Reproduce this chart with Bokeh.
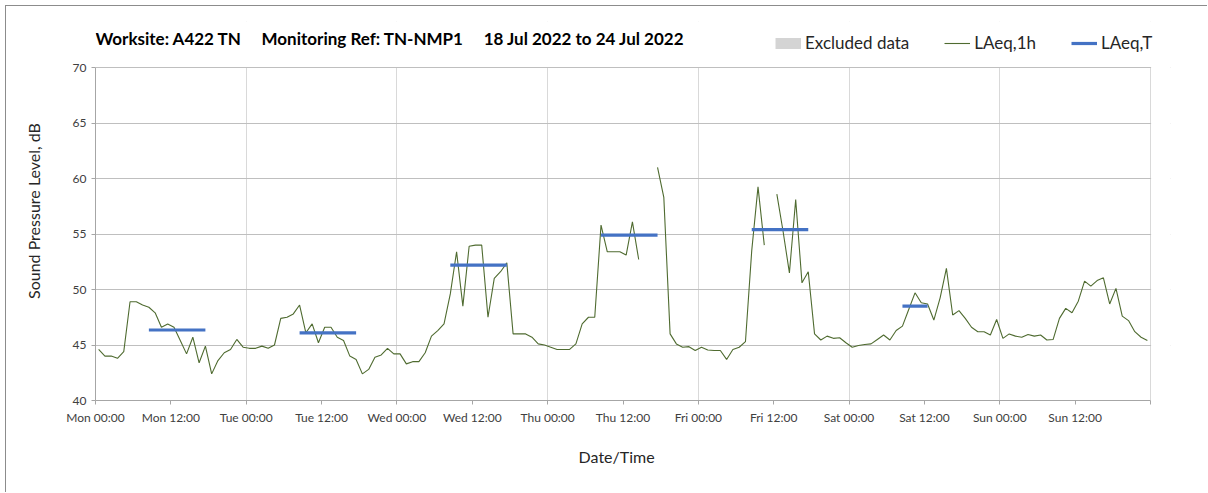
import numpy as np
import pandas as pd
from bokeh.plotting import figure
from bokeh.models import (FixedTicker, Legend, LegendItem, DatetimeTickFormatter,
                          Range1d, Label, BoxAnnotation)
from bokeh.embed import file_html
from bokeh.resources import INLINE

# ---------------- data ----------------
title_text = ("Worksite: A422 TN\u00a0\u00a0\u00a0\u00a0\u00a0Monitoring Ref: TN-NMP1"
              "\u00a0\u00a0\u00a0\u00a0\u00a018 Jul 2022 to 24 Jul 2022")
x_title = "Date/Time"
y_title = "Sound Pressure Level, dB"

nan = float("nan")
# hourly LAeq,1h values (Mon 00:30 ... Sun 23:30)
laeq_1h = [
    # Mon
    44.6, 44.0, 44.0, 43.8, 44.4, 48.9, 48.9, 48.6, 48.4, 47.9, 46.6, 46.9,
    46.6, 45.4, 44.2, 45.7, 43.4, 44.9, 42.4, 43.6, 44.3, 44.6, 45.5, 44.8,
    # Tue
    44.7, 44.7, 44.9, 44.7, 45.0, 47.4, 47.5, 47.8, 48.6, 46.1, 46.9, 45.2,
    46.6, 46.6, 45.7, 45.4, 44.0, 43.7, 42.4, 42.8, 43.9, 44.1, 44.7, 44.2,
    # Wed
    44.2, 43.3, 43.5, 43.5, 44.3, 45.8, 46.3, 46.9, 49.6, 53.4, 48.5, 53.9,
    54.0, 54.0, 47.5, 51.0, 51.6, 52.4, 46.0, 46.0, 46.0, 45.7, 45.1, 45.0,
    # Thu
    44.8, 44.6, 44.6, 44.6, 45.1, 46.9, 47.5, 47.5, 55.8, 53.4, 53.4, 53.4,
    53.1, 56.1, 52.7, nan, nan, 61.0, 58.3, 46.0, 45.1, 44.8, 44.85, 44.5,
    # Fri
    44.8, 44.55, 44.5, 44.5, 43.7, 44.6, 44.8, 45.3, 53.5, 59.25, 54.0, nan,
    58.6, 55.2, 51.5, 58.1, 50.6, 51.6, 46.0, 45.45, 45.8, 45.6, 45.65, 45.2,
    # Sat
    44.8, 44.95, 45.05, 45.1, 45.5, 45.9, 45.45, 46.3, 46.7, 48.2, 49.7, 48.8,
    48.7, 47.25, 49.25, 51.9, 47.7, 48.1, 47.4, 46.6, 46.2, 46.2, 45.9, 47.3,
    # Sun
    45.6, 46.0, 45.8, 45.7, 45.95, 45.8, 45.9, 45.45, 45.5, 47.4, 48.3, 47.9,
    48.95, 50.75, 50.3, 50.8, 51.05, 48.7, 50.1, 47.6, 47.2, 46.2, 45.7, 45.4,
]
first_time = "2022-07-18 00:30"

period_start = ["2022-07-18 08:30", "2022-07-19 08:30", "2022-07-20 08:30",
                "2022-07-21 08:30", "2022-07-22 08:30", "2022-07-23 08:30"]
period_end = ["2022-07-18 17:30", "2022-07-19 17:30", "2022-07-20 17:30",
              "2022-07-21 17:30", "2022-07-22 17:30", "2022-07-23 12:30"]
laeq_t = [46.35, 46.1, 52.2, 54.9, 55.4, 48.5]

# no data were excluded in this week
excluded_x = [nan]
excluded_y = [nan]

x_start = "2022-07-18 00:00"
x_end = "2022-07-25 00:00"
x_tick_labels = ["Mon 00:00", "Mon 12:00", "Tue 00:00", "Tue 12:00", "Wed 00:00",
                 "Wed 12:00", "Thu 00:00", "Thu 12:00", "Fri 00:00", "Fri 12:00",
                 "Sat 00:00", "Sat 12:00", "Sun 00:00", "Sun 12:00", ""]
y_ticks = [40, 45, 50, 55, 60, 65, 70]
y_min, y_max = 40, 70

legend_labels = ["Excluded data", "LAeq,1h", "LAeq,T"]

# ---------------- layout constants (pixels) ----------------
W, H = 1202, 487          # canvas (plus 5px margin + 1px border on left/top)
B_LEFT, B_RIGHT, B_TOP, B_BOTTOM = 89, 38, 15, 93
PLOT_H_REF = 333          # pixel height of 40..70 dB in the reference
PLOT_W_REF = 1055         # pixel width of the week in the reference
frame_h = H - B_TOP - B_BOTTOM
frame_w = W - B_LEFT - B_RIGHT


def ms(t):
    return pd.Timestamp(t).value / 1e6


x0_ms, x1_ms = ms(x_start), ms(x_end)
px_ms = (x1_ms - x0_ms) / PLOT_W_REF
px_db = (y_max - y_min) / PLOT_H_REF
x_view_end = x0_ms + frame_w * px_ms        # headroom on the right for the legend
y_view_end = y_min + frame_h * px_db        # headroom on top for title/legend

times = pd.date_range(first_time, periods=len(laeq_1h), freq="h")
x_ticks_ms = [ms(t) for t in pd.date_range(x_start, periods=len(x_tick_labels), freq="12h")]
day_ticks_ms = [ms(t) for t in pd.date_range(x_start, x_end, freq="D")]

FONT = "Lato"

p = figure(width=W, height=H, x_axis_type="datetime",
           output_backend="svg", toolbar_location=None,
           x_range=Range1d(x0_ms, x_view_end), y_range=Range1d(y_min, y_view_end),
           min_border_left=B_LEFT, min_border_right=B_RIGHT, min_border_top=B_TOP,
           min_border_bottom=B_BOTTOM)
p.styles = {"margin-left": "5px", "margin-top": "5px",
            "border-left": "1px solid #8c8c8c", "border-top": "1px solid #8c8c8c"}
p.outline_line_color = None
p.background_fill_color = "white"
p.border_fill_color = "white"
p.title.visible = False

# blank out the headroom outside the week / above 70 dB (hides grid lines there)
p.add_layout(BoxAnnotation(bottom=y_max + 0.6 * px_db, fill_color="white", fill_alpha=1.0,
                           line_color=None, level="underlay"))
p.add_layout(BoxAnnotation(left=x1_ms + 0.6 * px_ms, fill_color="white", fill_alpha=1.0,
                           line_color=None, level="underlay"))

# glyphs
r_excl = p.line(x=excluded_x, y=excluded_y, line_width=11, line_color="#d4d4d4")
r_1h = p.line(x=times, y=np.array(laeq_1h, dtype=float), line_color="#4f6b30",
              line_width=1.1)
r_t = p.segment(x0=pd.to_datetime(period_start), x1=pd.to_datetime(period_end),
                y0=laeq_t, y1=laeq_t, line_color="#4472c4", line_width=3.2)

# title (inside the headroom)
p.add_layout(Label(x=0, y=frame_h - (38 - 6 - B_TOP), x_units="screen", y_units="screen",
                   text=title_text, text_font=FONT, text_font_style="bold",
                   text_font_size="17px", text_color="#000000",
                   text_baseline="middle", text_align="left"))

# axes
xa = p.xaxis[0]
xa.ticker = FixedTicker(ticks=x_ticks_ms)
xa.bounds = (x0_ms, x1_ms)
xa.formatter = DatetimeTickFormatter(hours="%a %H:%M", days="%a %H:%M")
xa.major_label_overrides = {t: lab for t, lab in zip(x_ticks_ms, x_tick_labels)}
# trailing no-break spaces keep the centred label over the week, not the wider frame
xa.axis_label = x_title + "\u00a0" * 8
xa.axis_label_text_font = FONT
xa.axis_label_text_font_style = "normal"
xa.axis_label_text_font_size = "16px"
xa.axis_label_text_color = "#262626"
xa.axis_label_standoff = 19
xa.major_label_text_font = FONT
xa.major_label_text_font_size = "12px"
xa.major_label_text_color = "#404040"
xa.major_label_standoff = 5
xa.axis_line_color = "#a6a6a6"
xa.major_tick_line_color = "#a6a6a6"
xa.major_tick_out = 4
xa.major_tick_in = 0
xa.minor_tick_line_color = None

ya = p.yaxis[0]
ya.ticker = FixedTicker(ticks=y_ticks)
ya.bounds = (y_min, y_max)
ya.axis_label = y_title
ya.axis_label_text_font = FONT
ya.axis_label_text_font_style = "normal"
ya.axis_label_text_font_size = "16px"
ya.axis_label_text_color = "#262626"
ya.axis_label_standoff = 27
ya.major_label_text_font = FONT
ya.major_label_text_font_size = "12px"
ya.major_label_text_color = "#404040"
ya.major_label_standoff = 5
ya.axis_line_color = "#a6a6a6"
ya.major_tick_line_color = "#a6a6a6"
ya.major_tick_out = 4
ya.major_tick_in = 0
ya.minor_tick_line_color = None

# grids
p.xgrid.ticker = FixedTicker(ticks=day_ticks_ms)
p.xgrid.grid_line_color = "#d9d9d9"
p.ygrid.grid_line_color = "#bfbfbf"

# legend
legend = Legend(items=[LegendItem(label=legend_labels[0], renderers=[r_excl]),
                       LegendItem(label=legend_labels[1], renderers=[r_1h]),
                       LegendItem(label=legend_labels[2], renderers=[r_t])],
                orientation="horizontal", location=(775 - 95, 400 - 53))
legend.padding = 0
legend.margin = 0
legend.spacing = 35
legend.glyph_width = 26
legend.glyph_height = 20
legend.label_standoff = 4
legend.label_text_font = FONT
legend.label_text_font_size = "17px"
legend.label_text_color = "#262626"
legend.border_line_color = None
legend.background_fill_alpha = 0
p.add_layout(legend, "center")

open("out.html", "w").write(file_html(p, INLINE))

Requirements
Repeat the listing above exactly from its first line to the line containing "from bokeh.resources import INLINE", both included, and omit the pictures.

The solution
Reproduce this chart with Bokeh.
import numpy as np
import pandas as pd
from bokeh.plotting import figure
from bokeh.models import (FixedTicker, Legend, LegendItem, DatetimeTickFormatter,
                          Range1d, Label, BoxAnnotation)
from bokeh.embed import file_html
from bokeh.resources import INLINE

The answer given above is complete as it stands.